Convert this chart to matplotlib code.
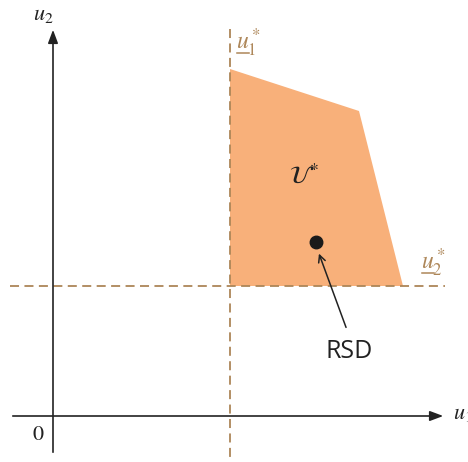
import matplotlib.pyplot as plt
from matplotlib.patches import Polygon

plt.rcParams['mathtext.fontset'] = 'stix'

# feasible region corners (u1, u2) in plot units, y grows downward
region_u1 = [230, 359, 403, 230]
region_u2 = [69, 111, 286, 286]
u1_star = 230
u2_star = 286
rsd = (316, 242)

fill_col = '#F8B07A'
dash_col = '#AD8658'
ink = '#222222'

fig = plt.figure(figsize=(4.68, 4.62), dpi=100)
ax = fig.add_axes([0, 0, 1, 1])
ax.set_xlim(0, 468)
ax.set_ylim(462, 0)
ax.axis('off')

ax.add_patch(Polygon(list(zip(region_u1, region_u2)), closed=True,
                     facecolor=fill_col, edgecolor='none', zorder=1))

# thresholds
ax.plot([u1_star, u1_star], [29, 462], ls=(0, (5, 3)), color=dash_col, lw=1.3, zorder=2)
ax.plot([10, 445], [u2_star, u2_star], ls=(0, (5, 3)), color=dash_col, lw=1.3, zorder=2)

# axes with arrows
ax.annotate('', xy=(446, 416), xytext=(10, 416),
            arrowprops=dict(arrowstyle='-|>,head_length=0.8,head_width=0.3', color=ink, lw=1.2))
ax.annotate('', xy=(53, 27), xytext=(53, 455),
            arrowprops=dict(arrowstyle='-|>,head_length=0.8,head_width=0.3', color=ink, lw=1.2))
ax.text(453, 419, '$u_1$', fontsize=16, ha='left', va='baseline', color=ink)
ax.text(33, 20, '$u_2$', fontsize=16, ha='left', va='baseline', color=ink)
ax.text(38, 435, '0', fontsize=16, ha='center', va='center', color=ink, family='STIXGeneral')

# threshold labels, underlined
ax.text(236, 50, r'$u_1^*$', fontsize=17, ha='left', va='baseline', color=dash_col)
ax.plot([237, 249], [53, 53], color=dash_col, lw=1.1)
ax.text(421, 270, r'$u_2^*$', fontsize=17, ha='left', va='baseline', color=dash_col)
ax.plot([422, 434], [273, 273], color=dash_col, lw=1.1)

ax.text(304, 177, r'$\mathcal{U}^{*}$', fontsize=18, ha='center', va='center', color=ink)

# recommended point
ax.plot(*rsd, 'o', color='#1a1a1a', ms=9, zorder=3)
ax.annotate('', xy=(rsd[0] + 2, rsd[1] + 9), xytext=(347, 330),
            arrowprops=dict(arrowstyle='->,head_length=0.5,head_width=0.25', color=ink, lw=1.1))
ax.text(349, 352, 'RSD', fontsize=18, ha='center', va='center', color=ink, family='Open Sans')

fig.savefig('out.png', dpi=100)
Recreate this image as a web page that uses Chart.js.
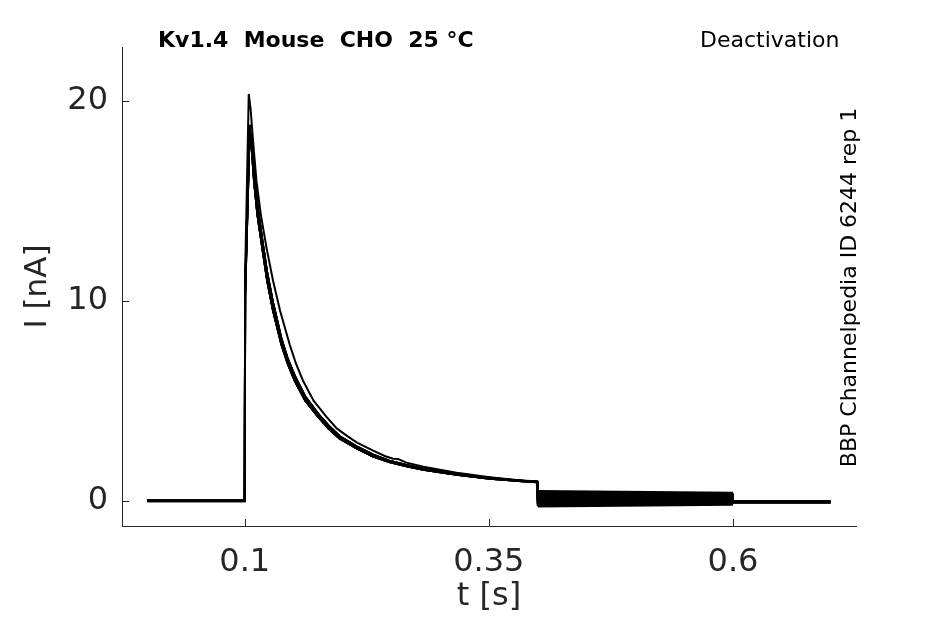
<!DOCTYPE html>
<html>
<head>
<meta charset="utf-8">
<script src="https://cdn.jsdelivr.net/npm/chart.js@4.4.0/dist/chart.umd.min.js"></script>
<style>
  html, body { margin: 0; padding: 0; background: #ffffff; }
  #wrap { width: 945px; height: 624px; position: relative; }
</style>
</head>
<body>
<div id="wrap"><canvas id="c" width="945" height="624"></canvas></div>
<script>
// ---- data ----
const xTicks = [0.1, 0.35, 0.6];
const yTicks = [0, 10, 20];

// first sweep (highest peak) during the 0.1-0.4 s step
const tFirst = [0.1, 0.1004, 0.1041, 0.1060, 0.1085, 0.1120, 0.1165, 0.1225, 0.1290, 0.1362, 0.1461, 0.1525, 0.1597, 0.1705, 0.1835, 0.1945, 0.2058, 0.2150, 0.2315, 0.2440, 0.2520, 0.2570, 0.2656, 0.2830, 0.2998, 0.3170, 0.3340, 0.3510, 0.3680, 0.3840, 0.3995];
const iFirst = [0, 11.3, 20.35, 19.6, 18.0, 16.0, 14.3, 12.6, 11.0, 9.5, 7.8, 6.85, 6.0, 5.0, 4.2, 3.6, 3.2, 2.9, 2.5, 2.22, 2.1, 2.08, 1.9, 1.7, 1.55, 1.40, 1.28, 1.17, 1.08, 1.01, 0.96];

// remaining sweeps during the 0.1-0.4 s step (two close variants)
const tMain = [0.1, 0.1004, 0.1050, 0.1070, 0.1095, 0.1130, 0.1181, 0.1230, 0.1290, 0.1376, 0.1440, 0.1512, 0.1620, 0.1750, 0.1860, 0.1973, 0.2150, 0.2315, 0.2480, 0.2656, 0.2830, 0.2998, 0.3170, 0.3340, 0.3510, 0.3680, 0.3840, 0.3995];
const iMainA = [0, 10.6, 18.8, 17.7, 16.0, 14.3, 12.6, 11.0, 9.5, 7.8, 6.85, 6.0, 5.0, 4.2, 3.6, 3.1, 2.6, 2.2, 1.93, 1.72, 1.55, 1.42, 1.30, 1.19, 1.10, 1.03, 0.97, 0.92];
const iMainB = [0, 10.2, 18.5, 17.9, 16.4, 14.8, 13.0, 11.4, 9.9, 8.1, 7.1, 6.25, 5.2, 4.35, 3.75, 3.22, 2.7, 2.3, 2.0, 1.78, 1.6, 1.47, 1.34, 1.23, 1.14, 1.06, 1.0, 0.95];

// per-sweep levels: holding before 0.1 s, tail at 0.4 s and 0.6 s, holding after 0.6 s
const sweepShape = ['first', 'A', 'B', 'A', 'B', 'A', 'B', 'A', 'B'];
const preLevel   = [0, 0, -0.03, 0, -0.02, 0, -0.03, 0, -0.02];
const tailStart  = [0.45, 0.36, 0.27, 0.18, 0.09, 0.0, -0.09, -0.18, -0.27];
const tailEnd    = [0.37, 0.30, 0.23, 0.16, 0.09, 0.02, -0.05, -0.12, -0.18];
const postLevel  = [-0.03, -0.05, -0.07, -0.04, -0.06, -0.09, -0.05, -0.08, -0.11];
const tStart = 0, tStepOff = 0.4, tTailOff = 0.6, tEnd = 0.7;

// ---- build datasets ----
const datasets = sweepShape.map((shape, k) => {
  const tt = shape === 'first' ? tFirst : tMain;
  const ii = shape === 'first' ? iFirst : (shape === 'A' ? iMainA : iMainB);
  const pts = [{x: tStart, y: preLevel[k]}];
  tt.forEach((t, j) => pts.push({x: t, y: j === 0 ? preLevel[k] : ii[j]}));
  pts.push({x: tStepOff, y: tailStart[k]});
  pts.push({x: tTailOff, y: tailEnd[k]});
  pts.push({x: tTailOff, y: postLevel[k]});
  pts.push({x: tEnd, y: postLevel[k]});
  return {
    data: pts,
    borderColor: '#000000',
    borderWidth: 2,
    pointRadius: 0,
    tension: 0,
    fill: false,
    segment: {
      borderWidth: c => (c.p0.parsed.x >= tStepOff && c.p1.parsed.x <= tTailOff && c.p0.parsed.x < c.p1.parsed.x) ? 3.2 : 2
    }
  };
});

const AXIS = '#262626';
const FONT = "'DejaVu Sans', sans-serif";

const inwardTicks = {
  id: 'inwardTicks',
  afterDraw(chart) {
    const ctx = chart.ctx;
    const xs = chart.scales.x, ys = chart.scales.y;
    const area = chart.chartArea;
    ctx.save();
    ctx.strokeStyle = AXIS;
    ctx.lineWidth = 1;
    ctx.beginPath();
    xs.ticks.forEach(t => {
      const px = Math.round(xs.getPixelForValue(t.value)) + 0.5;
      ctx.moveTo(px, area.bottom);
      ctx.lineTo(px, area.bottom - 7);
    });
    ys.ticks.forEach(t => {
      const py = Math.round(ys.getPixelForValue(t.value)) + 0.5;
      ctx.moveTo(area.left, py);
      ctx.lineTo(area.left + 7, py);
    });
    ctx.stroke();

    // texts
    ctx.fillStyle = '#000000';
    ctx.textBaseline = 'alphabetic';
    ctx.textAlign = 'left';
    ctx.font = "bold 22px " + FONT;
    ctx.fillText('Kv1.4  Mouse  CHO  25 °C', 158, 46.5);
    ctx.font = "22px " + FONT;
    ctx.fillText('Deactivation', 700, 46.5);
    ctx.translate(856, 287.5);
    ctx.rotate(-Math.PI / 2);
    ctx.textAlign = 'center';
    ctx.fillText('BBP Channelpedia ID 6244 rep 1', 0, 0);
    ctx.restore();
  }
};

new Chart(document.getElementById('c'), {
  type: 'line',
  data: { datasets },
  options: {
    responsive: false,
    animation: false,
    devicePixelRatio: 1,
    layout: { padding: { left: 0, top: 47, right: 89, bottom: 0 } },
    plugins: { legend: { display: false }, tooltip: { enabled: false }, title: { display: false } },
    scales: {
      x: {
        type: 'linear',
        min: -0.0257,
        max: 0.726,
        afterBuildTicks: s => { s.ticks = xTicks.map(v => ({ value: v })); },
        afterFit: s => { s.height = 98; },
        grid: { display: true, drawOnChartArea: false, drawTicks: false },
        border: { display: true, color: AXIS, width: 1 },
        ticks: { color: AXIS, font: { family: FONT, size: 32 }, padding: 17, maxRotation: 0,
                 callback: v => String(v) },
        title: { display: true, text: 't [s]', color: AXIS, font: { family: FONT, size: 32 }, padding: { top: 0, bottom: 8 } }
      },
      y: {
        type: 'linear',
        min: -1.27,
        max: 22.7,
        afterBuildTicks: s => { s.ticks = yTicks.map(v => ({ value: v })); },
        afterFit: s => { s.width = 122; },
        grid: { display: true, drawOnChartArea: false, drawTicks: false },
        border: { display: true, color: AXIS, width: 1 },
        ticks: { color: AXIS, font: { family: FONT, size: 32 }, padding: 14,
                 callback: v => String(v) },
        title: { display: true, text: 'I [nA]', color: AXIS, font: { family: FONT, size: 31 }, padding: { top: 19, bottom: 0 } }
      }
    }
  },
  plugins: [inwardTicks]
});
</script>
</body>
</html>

========

_Description of the task_:
Write out nothing but the lines from the start of the data through the line with "va='center', color=ink, family='STIXGeneral')". Leave out the pictures.

_Right answer_:
Convert this chart to matplotlib code.
import matplotlib.pyplot as plt
from matplotlib.patches import Polygon

plt.rcParams['mathtext.fontset'] = 'stix'

# feasible region corners (u1, u2) in plot units, y grows downward
region_u1 = [230, 359, 403, 230]
region_u2 = [69, 111, 286, 286]
u1_star = 230
u2_star = 286
rsd = (316, 242)

fill_col = '#F8B07A'
dash_col = '#AD8658'
ink = '#222222'

fig = plt.figure(figsize=(4.68, 4.62), dpi=100)
ax = fig.add_axes([0, 0, 1, 1])
ax.set_xlim(0, 468)
ax.set_ylim(462, 0)
ax.axis('off')

ax.add_patch(Polygon(list(zip(region_u1, region_u2)), closed=True,
                     facecolor=fill_col, edgecolor='none', zorder=1))

# thresholds
ax.plot([u1_star, u1_star], [29, 462], ls=(0, (5, 3)), color=dash_col, lw=1.3, zorder=2)
ax.plot([10, 445], [u2_star, u2_star], ls=(0, (5, 3)), color=dash_col, lw=1.3, zorder=2)

# axes with arrows
ax.annotate('', xy=(446, 416), xytext=(10, 416),
            arrowprops=dict(arrowstyle='-|>,head_length=0.8,head_width=0.3', color=ink, lw=1.2))
ax.annotate('', xy=(53, 27), xytext=(53, 455),
            arrowprops=dict(arrowstyle='-|>,head_length=0.8,head_width=0.3', color=ink, lw=1.2))
ax.text(453, 419, '$u_1$', fontsize=16, ha='left', va='baseline', color=ink)
ax.text(33, 20, '$u_2$', fontsize=16, ha='left', va='baseline', color=ink)
ax.text(38, 435, '0', fontsize=16, ha='center', va='center', color=ink, family='STIXGeneral')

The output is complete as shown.